Get startedGet started for free

Text processing with regular expressions

1. Text processing with regular expressions

Regular expressions are a powerful tool for processing text.

2. Regular expressions

We will use them for matching messages against known patterns, for extracting key phrases, and for transforming sentences grammatically. These are the core pieces we need to create our ELIZA style bot.

3. The regex behind ELIZA

Much of the magic of the ELIZA system relied on giving the _impression_ that the bot had understood you, even though the underlying logic was extremely simple. For example, asking ELIZA "do you remember when you ate strawberries in the garden?", she would respond: "How could I forget when I ate strawberries in the garden?". Part of what makes this example so compelling is the subject. We are asking about _memories_, which we associate with our conscious minds and our sense of self. The memory itself, of eating strawberries in the garden, invokes powerful emotions. But if we pick apart how the response is generated, we see that it's actually quite simple.

4. Pattern matching

To build an ELIZA-like system you need a few key components. The first is a simple pattern matcher. This consist of a set of rules for matching user messages, like "do you remember x" To match patterns we use a technology called *regular expressions*, to use these in python we `import re`. Regular expressions are a way to define patterns of characters, and then seeing if those patterns occur in a string. In regular expressions, the dot character is special, and matches *any* character. The asterisk means "match 0 or more occurrences of this pattern", so "dot star" is basically a catch-all, it says match any string of characters. We can check whether a message matches a pattern by calling re dot search brackets pattern comma message. This returns a match object. If the string doesn't match the pattern, the match object will be `None`, so we can check if the string matches using a simple if statement.

5. Extracting key phrases

Adding parentheses in the pattern string defines a `group`. A group is just a substring that we can retrieve after matching the string against the pattern. We use the match object's `group` method to retrieve the parts of the string that matched. The default group, with index 0, is the whole string. The group with index one is the group we defined by including the parentheses in the pattern.
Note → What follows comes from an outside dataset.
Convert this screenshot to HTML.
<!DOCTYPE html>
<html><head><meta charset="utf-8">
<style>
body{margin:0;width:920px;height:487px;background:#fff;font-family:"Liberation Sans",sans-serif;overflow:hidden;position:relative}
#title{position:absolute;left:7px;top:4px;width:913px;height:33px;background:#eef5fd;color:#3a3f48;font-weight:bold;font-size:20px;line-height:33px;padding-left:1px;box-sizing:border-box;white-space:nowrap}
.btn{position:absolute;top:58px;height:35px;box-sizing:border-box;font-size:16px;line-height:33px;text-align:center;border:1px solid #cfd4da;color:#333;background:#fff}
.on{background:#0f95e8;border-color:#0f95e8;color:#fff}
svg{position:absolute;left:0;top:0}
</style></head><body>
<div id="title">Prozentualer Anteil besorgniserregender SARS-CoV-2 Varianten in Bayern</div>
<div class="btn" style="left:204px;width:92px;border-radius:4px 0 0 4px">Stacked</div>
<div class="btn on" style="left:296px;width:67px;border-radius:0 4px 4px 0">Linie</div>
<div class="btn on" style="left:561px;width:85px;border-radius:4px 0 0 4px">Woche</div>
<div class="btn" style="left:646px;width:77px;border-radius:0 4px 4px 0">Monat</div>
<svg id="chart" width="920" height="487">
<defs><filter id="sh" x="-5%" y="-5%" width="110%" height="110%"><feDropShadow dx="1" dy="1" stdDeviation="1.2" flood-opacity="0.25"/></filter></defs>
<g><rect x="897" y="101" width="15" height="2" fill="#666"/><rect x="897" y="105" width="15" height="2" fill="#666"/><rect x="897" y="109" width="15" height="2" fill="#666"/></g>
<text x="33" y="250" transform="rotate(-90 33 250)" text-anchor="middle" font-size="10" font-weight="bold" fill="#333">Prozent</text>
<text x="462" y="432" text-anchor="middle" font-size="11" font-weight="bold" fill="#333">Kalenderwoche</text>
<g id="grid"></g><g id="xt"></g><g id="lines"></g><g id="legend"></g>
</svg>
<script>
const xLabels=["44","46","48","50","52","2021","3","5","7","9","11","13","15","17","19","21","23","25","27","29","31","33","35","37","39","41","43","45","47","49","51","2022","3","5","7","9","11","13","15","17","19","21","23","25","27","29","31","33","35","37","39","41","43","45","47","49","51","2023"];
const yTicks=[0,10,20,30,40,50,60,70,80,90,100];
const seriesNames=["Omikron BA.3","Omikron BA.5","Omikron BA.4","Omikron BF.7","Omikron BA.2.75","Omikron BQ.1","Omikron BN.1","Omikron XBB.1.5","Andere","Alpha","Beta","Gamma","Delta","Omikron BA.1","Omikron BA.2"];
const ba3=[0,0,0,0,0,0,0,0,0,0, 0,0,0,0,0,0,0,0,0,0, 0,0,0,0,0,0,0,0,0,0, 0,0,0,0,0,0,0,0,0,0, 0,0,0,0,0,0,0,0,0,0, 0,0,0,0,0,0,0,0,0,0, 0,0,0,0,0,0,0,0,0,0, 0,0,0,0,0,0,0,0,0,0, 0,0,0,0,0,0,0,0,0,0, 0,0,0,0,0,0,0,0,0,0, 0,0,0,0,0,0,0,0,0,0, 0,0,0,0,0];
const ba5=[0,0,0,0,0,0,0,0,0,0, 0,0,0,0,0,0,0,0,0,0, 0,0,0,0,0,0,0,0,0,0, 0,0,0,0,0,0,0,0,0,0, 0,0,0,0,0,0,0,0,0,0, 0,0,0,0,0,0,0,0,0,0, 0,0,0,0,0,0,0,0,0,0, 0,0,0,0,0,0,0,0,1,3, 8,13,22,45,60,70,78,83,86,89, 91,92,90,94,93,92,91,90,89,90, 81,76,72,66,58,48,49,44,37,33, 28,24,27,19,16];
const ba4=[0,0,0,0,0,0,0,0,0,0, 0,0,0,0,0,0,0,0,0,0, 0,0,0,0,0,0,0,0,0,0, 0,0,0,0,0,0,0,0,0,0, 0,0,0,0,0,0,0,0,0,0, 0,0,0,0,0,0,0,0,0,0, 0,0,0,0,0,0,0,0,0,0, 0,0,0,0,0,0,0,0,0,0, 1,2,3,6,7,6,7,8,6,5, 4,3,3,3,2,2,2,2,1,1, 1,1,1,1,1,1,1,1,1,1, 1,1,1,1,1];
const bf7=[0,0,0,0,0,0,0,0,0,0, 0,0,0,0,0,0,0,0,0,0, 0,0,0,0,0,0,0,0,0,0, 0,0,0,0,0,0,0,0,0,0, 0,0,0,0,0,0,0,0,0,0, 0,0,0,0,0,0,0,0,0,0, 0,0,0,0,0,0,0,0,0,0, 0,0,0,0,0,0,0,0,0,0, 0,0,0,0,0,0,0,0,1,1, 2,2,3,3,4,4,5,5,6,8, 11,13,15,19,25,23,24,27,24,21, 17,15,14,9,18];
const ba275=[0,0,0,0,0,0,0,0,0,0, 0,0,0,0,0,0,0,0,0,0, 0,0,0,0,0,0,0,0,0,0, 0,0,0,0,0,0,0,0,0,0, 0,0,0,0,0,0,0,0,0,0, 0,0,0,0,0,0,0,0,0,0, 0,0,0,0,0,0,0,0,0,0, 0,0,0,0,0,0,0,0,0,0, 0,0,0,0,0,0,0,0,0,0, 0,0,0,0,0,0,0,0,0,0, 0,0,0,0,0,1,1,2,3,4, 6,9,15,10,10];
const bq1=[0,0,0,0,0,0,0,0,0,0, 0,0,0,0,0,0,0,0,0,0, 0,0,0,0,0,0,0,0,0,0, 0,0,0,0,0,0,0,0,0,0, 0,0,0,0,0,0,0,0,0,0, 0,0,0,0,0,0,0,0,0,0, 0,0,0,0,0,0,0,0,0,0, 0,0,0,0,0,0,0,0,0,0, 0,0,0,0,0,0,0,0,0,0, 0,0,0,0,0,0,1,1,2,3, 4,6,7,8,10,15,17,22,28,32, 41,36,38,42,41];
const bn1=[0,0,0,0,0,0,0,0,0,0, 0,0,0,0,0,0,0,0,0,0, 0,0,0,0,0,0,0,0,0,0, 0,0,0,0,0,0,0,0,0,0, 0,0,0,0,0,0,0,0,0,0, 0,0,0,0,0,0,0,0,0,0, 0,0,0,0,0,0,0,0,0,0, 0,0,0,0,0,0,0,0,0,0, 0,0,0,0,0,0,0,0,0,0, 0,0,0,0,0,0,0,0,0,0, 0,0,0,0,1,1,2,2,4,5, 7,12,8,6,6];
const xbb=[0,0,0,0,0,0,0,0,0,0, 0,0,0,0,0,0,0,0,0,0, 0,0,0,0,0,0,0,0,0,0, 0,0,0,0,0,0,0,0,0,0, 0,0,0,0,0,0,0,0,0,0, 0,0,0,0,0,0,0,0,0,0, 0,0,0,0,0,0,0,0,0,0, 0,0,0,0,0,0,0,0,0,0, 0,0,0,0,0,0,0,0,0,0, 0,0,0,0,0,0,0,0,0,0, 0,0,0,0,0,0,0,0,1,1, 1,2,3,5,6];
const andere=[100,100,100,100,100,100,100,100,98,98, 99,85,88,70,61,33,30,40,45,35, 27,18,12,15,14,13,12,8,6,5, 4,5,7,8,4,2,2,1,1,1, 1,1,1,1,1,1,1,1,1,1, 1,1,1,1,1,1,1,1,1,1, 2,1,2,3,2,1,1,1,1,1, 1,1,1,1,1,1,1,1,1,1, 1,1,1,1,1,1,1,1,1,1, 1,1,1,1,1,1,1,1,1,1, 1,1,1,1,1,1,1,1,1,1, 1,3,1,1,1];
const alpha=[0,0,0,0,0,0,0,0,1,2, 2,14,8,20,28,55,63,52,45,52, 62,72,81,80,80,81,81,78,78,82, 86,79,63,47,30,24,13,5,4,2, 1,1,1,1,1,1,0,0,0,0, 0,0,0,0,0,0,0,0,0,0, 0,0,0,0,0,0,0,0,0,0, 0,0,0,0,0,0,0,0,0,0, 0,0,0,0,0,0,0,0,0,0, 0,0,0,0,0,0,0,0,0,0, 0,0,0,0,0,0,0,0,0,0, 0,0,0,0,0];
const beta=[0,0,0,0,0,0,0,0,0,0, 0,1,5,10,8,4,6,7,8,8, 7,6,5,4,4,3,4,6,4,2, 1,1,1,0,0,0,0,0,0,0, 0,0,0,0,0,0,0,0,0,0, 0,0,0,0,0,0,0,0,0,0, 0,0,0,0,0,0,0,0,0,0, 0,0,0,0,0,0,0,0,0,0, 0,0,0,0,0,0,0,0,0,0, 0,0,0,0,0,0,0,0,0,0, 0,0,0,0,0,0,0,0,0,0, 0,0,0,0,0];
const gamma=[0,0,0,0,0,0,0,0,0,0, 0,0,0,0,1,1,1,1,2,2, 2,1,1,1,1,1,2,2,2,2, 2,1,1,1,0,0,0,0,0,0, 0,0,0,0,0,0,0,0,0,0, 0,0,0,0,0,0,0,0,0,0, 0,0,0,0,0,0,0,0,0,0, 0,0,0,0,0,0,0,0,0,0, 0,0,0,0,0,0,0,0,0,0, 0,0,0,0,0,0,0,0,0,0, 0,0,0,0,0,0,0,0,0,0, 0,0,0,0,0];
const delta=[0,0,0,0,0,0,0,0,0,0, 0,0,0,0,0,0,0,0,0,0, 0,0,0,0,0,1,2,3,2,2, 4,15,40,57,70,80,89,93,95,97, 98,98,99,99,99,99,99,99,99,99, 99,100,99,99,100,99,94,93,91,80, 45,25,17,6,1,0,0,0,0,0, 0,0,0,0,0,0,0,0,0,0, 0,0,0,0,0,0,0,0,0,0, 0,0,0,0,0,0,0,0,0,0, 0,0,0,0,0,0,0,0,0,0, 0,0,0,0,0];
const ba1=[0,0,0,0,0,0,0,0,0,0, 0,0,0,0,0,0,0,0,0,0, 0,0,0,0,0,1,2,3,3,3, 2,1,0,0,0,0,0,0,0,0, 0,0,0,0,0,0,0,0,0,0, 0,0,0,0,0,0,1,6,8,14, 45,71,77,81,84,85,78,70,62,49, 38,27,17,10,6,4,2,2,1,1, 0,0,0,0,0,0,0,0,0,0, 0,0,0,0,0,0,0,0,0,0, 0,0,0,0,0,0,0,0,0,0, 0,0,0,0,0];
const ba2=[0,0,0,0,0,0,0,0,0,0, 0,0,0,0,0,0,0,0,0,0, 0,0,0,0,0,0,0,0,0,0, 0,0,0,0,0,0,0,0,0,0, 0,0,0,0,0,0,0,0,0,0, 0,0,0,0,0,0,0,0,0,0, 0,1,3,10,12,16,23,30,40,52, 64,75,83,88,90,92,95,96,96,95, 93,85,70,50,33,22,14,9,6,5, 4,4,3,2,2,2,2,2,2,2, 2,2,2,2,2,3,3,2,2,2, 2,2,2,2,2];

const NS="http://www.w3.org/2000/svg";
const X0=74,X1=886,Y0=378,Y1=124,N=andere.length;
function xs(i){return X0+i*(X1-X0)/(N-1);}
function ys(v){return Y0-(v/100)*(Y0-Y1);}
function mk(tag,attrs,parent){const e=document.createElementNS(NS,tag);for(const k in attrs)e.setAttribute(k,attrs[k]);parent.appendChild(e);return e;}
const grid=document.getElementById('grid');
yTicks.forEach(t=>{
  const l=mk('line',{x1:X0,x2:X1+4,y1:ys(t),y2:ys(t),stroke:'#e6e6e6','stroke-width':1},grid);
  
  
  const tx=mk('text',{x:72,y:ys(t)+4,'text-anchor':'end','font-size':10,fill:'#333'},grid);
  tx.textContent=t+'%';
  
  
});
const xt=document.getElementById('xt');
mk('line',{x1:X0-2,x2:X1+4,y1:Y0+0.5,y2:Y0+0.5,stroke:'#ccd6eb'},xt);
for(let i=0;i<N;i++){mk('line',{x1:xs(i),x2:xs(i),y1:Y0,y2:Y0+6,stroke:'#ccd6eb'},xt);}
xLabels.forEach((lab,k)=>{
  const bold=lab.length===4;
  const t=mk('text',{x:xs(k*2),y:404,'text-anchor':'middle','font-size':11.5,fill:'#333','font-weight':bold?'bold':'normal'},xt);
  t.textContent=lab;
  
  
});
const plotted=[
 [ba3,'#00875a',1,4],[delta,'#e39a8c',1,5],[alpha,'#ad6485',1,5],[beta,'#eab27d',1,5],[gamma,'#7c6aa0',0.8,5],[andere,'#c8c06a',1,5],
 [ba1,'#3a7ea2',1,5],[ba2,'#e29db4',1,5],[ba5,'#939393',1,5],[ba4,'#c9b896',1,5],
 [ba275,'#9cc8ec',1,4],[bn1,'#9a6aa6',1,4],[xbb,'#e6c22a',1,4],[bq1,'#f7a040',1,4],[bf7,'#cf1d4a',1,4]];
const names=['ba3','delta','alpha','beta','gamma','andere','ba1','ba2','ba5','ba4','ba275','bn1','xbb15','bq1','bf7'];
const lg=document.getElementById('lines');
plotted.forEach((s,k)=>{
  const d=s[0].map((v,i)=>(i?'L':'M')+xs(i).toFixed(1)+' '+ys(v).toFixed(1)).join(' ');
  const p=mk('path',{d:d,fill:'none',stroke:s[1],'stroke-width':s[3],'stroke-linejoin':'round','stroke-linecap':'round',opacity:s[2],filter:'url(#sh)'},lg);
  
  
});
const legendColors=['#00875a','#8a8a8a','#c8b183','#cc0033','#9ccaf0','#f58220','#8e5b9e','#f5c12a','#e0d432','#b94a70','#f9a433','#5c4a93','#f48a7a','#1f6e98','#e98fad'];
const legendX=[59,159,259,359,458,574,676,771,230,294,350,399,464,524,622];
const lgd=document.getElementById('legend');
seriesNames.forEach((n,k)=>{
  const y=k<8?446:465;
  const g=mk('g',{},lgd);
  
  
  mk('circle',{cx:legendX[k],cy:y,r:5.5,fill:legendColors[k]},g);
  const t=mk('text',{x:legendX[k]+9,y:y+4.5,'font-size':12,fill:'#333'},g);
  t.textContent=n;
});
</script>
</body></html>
6. Grammatical transformation

To make responses grammatically coherent, we will want to transform the extracted phrases from first to second person and vice versa. In English, conjugating verbs is easy, and simply swapping "I" and "you", "my" and "your" works in most cases. We can use another function from the `re` module for this: `re.sub`. This substitutes patterns in a string. For example, take the sentence "I walk my dog". re.sub "You walk your dog".

7. Putting it all together

The final step is to combine these logical pieces together. We start with a pattern and a message. We extract the key phrase by creating a match object using pattern dot search, and then use the group method to extract the string represented by the parentheses. We then choose a response appropriate to this pattern, and swap the pronouns so that the phrase makes sense when the bot says it.

8. Putting it all together

We then insert the extracted phrase into the response, to partially echo back what the user talked about, giving the illusion that the bot has understood the question and remembers this experience.

9. Let's practice!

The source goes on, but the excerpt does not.